Professor Thatamanil’s first book is an exercise in constructive comparative theology. The Immanent Divine: God, Creation, and the Human Predicament. An East-West Conversation provides the foundation for a nondualist Christian theology worked out through a conversation between Paul Tillich and Sankara, the master teacher of the Hindu tradition of Advaita Vedanta.
Professor Thatamanil’s second book, Circling the Elephant: A Comparative Theology of Religious Diversity (Fordham University Press, 2020) takes up the recent and extensive literature on the Western construction/invention of the category “religion” with the following questions in mind: If “religion” is a relatively recent invention of the modern West, then is the category applicable to non-Western cultures and traditions? Can we really divide the world up into a set of discrete world religions? Does it still make sense to ask if the world’s “religions” are paths up the same mountain or paths up different mountains? How should theologies of religious diversity be reconfigured in light of these new questions and challenges?

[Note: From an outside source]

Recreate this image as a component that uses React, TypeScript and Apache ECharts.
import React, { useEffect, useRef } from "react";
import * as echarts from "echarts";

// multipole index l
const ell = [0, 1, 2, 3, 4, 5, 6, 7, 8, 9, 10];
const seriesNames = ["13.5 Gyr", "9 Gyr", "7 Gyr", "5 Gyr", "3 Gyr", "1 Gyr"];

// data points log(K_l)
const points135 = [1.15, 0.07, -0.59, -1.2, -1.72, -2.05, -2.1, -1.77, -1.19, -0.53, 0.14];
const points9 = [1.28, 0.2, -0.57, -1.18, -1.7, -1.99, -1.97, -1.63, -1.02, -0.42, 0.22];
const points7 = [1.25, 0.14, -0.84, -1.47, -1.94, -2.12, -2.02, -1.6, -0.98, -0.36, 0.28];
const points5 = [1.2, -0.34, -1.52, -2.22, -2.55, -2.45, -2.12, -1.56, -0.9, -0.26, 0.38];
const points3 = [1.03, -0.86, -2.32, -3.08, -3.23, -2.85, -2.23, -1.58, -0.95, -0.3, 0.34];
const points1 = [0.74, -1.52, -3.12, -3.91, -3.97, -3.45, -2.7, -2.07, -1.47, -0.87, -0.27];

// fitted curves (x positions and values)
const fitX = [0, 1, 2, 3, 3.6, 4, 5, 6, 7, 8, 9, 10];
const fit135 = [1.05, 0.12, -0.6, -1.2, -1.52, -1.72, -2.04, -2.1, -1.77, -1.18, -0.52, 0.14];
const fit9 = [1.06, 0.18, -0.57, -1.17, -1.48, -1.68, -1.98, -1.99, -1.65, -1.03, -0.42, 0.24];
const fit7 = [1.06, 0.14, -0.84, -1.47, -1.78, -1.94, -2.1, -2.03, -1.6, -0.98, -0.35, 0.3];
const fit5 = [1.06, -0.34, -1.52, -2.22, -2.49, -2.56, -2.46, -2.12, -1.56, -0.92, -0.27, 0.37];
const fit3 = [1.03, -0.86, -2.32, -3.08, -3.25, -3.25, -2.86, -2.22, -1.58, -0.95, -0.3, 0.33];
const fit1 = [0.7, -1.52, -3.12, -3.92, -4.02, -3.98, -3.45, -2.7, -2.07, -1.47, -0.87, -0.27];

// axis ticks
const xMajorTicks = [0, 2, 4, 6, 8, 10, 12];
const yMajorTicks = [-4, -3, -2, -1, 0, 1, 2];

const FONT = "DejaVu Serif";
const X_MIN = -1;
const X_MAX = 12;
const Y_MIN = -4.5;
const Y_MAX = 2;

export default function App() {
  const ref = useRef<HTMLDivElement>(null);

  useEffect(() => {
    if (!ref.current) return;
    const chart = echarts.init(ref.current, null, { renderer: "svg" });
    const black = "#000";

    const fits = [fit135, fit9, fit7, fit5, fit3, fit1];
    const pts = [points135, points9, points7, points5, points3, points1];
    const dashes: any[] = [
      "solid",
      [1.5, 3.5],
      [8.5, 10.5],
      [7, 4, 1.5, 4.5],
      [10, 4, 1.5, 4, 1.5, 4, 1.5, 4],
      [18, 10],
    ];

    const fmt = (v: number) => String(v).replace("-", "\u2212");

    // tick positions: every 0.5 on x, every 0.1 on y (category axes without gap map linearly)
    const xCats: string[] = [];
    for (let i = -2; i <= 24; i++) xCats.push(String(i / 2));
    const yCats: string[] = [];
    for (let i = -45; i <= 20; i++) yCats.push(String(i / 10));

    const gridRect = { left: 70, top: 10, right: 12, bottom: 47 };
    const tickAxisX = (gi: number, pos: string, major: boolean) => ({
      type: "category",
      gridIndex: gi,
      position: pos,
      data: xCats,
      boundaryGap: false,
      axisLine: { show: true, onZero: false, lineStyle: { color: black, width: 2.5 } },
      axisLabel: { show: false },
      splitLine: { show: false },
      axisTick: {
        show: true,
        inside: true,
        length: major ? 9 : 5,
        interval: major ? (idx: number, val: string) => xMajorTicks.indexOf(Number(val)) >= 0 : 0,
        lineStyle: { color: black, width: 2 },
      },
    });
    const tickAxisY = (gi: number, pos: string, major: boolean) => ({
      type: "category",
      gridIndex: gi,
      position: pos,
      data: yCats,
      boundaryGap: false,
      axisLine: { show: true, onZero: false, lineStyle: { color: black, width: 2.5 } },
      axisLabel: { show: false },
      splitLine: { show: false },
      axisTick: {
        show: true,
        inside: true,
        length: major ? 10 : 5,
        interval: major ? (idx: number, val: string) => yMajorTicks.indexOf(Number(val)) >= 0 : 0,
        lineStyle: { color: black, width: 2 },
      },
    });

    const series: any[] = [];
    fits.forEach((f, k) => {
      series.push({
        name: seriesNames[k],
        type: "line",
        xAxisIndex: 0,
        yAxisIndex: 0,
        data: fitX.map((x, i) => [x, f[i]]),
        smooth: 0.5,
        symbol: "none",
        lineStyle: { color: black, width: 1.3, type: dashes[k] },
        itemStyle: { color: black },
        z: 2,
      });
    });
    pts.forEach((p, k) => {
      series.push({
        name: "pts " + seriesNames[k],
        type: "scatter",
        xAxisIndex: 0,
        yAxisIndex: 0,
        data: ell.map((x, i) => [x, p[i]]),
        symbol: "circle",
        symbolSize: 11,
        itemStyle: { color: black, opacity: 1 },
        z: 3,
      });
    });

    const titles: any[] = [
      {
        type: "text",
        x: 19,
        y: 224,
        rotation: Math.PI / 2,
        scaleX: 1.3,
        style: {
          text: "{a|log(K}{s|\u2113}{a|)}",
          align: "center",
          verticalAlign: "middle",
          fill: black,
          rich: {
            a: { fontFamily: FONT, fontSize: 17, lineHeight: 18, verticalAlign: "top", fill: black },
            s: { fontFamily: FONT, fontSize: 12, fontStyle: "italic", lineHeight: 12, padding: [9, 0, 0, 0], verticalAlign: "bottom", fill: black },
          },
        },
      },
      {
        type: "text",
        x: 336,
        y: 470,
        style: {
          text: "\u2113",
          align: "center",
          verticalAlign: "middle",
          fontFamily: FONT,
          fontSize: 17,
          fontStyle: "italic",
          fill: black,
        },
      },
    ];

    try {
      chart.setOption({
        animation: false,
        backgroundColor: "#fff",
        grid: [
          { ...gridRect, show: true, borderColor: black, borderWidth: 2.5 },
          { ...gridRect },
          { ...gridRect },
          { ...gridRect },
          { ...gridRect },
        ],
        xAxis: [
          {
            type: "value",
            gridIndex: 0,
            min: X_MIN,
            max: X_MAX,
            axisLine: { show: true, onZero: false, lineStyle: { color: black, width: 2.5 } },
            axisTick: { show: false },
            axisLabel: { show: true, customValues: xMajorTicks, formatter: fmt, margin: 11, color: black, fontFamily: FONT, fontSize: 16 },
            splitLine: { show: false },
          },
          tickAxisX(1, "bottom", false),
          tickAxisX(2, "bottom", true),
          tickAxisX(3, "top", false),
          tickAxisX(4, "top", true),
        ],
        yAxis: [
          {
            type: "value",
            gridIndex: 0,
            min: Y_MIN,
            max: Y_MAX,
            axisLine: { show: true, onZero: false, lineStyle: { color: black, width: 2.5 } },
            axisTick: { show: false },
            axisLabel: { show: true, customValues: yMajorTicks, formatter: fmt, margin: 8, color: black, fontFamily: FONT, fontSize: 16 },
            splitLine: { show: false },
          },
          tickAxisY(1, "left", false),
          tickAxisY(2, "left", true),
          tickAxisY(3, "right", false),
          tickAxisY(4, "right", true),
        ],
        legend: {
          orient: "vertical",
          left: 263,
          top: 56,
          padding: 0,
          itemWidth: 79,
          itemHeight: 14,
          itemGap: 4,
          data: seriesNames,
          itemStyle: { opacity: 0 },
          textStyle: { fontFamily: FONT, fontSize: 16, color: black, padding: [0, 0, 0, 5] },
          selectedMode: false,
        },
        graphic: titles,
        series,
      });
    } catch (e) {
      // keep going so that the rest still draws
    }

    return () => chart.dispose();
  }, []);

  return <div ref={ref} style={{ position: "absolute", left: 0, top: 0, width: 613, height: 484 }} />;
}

Professor Thatamanil is working on a third book provisionally entitled, Desiring Truth: Comparative Theology and the Quest for Interreligious Wisdom. This book begins by interrogating our troubling post-truth moment: just how did we get here? Taking up an argument made by the late Foucault, Thatamanil argues that the answer partly lies in the modern commitment to separating desiring from knowing in the name of objectivity. By contrast, Buddhist and Hindu traditions insist that without rectifying our desires, there is no possibility of coming to right knowing and genuine wisdom. Thatamanil turns to comparative theology as a resource for addressing a contemporary context rife with misinformation, conspiracy theories, and “alternative facts.”

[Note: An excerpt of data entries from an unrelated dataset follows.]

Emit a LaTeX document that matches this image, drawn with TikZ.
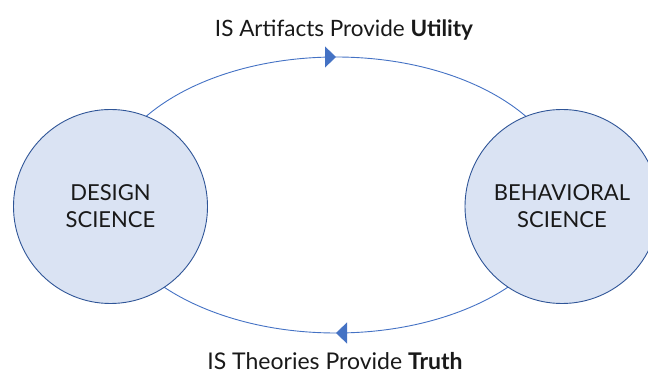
\documentclass[tikz,border=0pt]{standalone}
\usepackage{fontspec}
\setmainfont{Lato}
\usetikzlibrary{arrows.meta,decorations.markings,calc}
\definecolor{cfill}{HTML}{DAE3F3}
\definecolor{cedge}{HTML}{2F5597}
\definecolor{cline}{HTML}{4472C4}
\tikzset{
  sci/.style={circle,draw=cedge,line width=0.9pt,fill=cfill,minimum size=194pt,inner sep=0pt,
    align=center,font=\fontsize{22}{27}\selectfont,text=black!90},
  cyc/.style={draw=cline,line width=0.9pt,postaction={decorate},
    decoration={markings,mark=at position 0.5 with {\arrowreversed[cline]{Triangle[width=21pt,length=11pt]}}}},
  lbl/.style={font=\fontsize{22.5}{27}\selectfont,text=black!90,inner sep=0pt,anchor=base,text depth=0pt}
}
\begin{document}
\begin{tikzpicture}[x=1pt,y=-1pt]
\useasboundingbox (0,0) rectangle (648,374);
\clip (0,0) rectangle (648,374);
\coordinate (c) at (336,195);
\draw[cyc] ($(c)+(180:231 and 138)$) arc[start angle=180,end angle=0,x radius=231,y radius=138];
\draw[cyc] ($(c)+(0:231 and 138)$) arc[start angle=0,end angle=-180,x radius=231,y radius=138];
\node[sci] (design) at (110.5,206.5) {DESIGN\\SCIENCE};
\node[sci] (behav) at (562,206.5) {BEHAVIORAL\\SCIENCE};
\node[lbl] (top) at (344,37) {IS Artifacts Provide \textbf{Utility}};
\node[lbl,font=\fontsize{23}{27}\selectfont] (bot) at (335,369) {IS Theories Provide \textbf{Truth}};
\end{tikzpicture}
\end{document}
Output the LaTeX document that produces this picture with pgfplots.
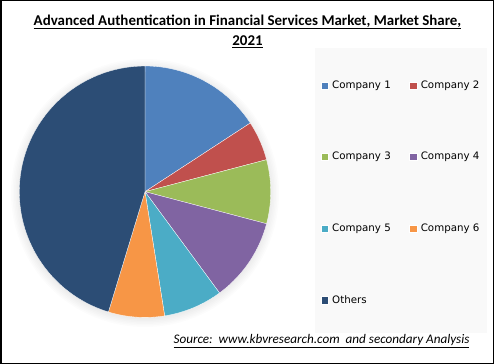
\documentclass[border=0pt]{standalone}
\usepackage{pgfplots}
\pgfplotsset{compat=1.18}
\usepackage{pgfplotstable}
\usepackage{fontspec}
\setmainfont{Carlito}
\newfontfamily\legfont{DejaVu Sans}
\definecolor{c1}{HTML}{4F81BD}
\definecolor{c2}{HTML}{C0504D}
\definecolor{c3}{HTML}{9BBB59}
\definecolor{c4}{HTML}{8064A2}
\definecolor{c5}{HTML}{4BACC6}
\definecolor{c6}{HTML}{F79646}
\definecolor{c7}{HTML}{2C4D75}
\definecolor{legbg}{HTML}{F9F9F9}
% market shares (%)
\pgfplotstableread{
name share
C1 15.8
C2 5.1
C3 8.2
C4 10.8
C5 7.6
C6 7.2
Others 45.3
}\shares
\pgfplotstablegetelem{0}{share}\of\shares \pgfmathsetmacro\sA{\pgfplotsretval}
\pgfplotstablegetelem{1}{share}\of\shares \pgfmathsetmacro\sB{\sA+\pgfplotsretval}
\pgfplotstablegetelem{2}{share}\of\shares \pgfmathsetmacro\sC{\sB+\pgfplotsretval}
\pgfplotstablegetelem{3}{share}\of\shares \pgfmathsetmacro\sD{\sC+\pgfplotsretval}
\pgfplotstablegetelem{4}{share}\of\shares \pgfmathsetmacro\sE{\sD+\pgfplotsretval}
\pgfplotstablegetelem{5}{share}\of\shares \pgfmathsetmacro\sF{\sE+\pgfplotsretval}
\pgfplotstablegetelem{6}{share}\of\shares \pgfmathsetmacro\sG{\sF+\pgfplotsretval}
\def\cx{145}\def\cy{191.7}\def\rad{125.7}
\begin{document}
\begin{tikzpicture}
\begin{axis}[
  width=494bp, height=364bp, scale only axis,
  xmin=0, xmax=494, ymin=0, ymax=364, y dir=reverse,
  hide axis, clip=false,
  legend columns=2, legend cell align=left,
  legend image code/.code={\fill[#1] (0bp,-3.6bp) rectangle (7.2bp,3.6bp);},
  legend style={draw=none, fill=none, at={(axis cs:320.5,79)}, anchor=north west,
    font=\legfont\fontsize{10.3}{12}\selectfont, row sep=59.5bp, inner sep=0pt,
    /tikz/every even column/.append style={column sep=17bp},
    /tikz/every odd column/.append style={column sep=2.5bp},
    nodes={inner sep=1.5bp}},
  slice/.style={draw=white, line width=0.3bp, samples=60, variable=\t},
]
% background decorations
\fill[legbg] (axis cs:315,48) rectangle (axis cs:487,333);
\pgfplotsinvokeforeach{126.5,128,129.5,131,132.5,134}{
  \fill[black, opacity=0.013] (axis cs:145,193) circle[radius=#1bp];
}
% slices
\addplot[slice, fill=c1, domain=0:\sA] ({\cx+\rad*sin(\t*3.6)}, {\cy-\rad*cos(\t*3.6)}) -- (axis cs:145,191.7) -- cycle;
\addlegendentry{Company 1}
\addplot[slice, fill=c2, domain=\sA:\sB] ({\cx+\rad*sin(\t*3.6)}, {\cy-\rad*cos(\t*3.6)}) -- (axis cs:145,191.7) -- cycle;
\addlegendentry{Company 2}
\addplot[slice, fill=c3, domain=\sB:\sC] ({\cx+\rad*sin(\t*3.6)}, {\cy-\rad*cos(\t*3.6)}) -- (axis cs:145,191.7) -- cycle;
\addlegendentry{Company 3}
\addplot[slice, fill=c4, domain=\sC:\sD] ({\cx+\rad*sin(\t*3.6)}, {\cy-\rad*cos(\t*3.6)}) -- (axis cs:145,191.7) -- cycle;
\addlegendentry{Company 4}
\addplot[slice, fill=c5, domain=\sD:\sE] ({\cx+\rad*sin(\t*3.6)}, {\cy-\rad*cos(\t*3.6)}) -- (axis cs:145,191.7) -- cycle;
\addlegendentry{Company 5}
\addplot[slice, fill=c6, domain=\sE:\sF] ({\cx+\rad*sin(\t*3.6)}, {\cy-\rad*cos(\t*3.6)}) -- (axis cs:145,191.7) -- cycle;
\addlegendentry{Company 6}
\addplot[slice, fill=c7, domain=\sF:\sG] ({\cx+\rad*sin(\t*3.6)}, {\cy-\rad*cos(\t*3.6)}) -- (axis cs:145,191.7) -- cycle;
\addlegendentry{Others}
% texts
\node[font=\bfseries\fontsize{15}{17}\selectfont] at (axis cs:247.5,22) {\underline{Advanced Authentication in Financial Services Market, Market Share,}};
\node[font=\bfseries\fontsize{15}{17}\selectfont] at (axis cs:247.5,42) {\underline{2021}};
\node[font=\itshape\fontsize{13.2}{15}\selectfont] at (axis cs:321.5,341) {\underline{Source:\ \ www.kbvresearch.com\ \ and secondary Analysis}};
% frame
\draw[black, line width=1.5bp] (axis cs:0.75,0.75) rectangle (axis cs:493.25,363.25);
\end{axis}
\pgfresetboundingbox
\path (current axis.south west) rectangle (current axis.north east);
\end{tikzpicture}
\end{document}
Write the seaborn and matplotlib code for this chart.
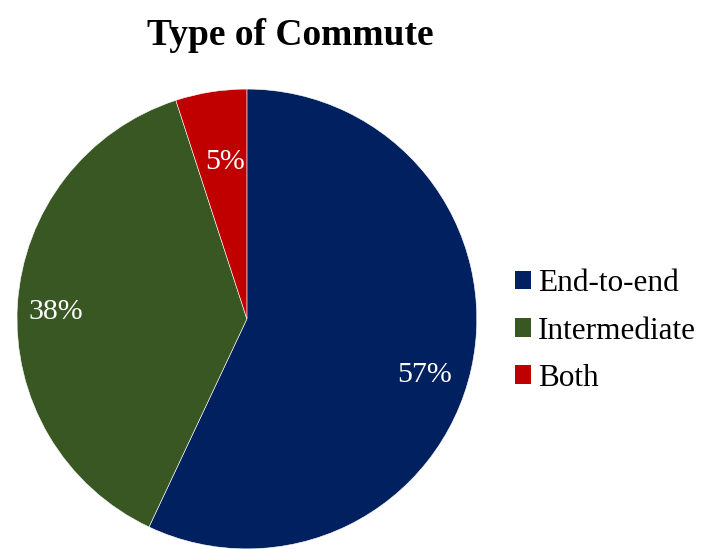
import numpy as np
import matplotlib
matplotlib.use("Agg")
import matplotlib.pyplot as plt
import seaborn as sns
from matplotlib.patches import Patch

# Commute types and their shares (percent)
categories = ["End-to-end", "Intermediate", "Both"]
shares = [57, 38, 5]
colors = ["#002060", "#385723", "#C00000"]

sns.set_theme(style="white")
plt.rcParams["font.family"] = ["Liberation Serif", "DejaVu Serif"]
plt.rcParams["text.color"] = "black"

fig = plt.figure(figsize=(7.02, 5.49), dpi=100)
ax = fig.add_axes([0.0242, 0.0, 0.655, 0.838])

wedges, texts, autotexts = ax.pie(
    shares,
    colors=sns.color_palette(colors),
    startangle=90,
    counterclock=False,
    autopct="%1.0f%%",
    pctdistance=0.8,
    wedgeprops=dict(edgecolor="white", linewidth=0.4),
    textprops=dict(color="white", fontsize=21.5),
)
ax.set_aspect("equal")
ax.set_xlim(-1.0, 1.0)
ax.set_ylim(-1.0, 1.0)

# radial distance and angular nudge for each percentage label
label_radius = [0.81, 0.83, 0.69]
label_nudge = [-5.0, 1.5, -1.0]
for w, t, r, dn in zip(wedges, autotexts, label_radius, label_nudge):
    mid = np.deg2rad((w.theta1 + w.theta2) / 2 + dn)
    t.set_position((r * np.cos(mid), r * np.sin(mid)))

fig.text(0.413, 0.935, "Type of Commute", ha="center", va="center",
         fontsize=27, fontweight="bold", color="black")

handles = [Patch(facecolor=c, edgecolor="none") for c in colors]
leg = fig.legend(handles, categories, loc="center left",
                 bbox_to_anchor=(0.733, 0.397), frameon=False, fontsize=22.5,
                 handlelength=0.52, handleheight=0.52, handletextpad=0.22,
                 labelspacing=0.58, borderpad=0, borderaxespad=0)
for t in leg.get_texts():
    t.set_color("black")

fig.savefig("out.png", dpi=100, facecolor="white")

Professor Thatamanil is a past-president of the North American Paul Tillich Society (NAPTS) and the founding (and current) Chair of the American Academy of Religion’s Theological Education Committee. He is a frequent preacher and lecturer in churches, colleges and universities both nationally and internationally. He also co-edits (with Dr. Loye Ashton) the “Comparative Theology: Thinking Across Traditions” book series for Fordham University Press. He blogs regularly for a variety of online publications and has published editorials in The Los Angeles Times and The Washington Post.